For Indian travellers, this language hints at a future where the current paperwork-heavy Schengen application process could become faster and more streamlined through digital systems. However, the roadmap stops short of committing to a specific timeline, leaving implementation dependent on when the EU’s digital visa infrastructure becomes operational.

If realised, smoother Schengen processing would benefit Indians travelling to a wide range of European destinations, including Austria, Belgium, Croatia, Czechia, Denmark, France, Germany, Greece, Italy, Netherlands, Poland, Portugal, Spain, Sweden, and several other EU member states within the Schengen Area.

That said, travellers should be mindful of a common misconception: Cyprus and Ireland, while members of the European Union, are not part of the Schengen Zone.
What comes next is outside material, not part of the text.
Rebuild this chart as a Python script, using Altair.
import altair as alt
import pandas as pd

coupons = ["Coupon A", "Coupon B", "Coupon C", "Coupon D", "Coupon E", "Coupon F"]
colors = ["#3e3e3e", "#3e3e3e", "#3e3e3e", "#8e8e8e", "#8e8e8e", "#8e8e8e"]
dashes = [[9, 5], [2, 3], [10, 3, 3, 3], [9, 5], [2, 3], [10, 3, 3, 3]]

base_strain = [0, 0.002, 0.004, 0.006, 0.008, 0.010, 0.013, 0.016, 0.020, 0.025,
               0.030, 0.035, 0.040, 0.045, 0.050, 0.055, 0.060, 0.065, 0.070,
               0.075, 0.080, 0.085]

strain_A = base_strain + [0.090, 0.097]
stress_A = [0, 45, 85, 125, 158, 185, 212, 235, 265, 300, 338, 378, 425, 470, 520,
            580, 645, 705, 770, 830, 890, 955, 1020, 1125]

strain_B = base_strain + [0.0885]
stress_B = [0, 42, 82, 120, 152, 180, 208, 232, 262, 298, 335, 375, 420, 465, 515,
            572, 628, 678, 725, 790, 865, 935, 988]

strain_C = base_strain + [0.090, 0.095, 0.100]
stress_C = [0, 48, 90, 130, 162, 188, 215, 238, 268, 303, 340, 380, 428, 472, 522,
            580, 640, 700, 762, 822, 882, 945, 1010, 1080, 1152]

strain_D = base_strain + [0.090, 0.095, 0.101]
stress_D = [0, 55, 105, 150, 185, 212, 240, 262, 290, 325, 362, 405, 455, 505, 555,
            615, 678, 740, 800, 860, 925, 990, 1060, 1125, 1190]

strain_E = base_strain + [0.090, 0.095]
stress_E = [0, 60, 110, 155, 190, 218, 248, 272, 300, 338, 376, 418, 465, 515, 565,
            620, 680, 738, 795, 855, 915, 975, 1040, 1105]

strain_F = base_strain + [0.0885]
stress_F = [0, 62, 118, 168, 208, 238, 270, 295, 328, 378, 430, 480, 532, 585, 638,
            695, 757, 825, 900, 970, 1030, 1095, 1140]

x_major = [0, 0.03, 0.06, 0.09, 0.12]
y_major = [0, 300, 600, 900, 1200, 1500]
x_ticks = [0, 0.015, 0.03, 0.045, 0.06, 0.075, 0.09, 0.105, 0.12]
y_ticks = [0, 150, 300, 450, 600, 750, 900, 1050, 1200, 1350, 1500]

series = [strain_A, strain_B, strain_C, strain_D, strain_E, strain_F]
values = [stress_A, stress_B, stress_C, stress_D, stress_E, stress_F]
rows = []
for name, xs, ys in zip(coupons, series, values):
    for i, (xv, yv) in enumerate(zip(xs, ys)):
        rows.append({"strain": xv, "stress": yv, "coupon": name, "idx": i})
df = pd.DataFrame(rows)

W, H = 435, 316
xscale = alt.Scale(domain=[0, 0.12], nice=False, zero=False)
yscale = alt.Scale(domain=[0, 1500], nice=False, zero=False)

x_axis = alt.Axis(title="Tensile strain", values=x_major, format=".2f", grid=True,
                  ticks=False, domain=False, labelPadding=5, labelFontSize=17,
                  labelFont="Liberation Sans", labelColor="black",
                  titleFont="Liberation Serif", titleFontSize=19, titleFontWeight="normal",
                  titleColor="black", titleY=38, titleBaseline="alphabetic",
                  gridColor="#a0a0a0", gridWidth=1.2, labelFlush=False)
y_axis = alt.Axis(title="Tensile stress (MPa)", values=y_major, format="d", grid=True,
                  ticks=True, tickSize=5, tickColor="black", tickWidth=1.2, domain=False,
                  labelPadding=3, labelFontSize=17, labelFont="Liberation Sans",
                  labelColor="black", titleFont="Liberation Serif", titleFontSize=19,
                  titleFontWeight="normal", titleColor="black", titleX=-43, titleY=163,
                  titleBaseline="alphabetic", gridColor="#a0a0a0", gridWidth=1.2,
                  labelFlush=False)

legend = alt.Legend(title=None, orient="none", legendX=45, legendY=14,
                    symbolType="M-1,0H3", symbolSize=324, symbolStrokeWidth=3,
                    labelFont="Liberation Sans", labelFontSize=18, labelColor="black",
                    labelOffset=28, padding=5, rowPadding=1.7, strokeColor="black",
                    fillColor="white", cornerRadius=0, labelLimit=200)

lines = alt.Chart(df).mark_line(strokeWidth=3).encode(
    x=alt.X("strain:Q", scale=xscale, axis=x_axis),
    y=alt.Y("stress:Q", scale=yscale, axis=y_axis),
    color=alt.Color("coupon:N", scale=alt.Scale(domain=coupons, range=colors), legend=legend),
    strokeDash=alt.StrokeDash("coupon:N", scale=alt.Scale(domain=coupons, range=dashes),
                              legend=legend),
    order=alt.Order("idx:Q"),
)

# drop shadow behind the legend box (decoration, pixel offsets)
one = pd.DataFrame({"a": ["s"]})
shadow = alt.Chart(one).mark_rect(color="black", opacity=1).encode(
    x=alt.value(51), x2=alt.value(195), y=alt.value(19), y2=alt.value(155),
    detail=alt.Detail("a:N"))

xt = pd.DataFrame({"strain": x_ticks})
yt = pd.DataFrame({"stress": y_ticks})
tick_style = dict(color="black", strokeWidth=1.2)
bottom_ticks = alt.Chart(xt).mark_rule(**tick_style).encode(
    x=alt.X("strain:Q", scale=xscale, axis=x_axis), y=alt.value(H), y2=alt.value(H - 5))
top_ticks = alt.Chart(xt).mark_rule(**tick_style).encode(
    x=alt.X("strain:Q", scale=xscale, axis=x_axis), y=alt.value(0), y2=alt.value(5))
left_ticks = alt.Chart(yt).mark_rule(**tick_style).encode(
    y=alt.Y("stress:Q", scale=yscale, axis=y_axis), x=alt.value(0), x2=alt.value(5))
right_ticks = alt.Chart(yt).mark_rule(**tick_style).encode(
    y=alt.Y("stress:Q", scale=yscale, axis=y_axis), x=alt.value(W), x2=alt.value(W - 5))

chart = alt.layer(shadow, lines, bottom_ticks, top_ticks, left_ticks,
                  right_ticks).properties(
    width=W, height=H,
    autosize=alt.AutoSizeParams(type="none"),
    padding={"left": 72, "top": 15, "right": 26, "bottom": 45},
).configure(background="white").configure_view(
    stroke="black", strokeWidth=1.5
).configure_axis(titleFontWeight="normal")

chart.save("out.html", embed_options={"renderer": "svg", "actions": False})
As a result, Schengen visas do not automatically grant entry to these countries, and separate travel permissions may still be required.

Crucially, simplification does not mean relaxed scrutiny. The India–EU agenda links digitalisation with tighter cooperation on fraud prevention and document verification, indicating that faster processing will go hand in hand with stricter compliance measures.

This approach aligns with the EU’s broader tightening of border controls. In November 2025, the European Union approved revised rules allowing quicker suspension of visa-free travel for countries showing a sharp rise in irregular migration indicators. Under the new framework, action can be triggered if such indicators rise by 30%, a lower threshold than the earlier 50%.

For Indian travellers, the message is cautiously optimistic: smoother and more efficient Schengen visa processing may be on the horizon, but it will come within a framework of stronger checks and stricter enforcement rather than relaxed entry norms.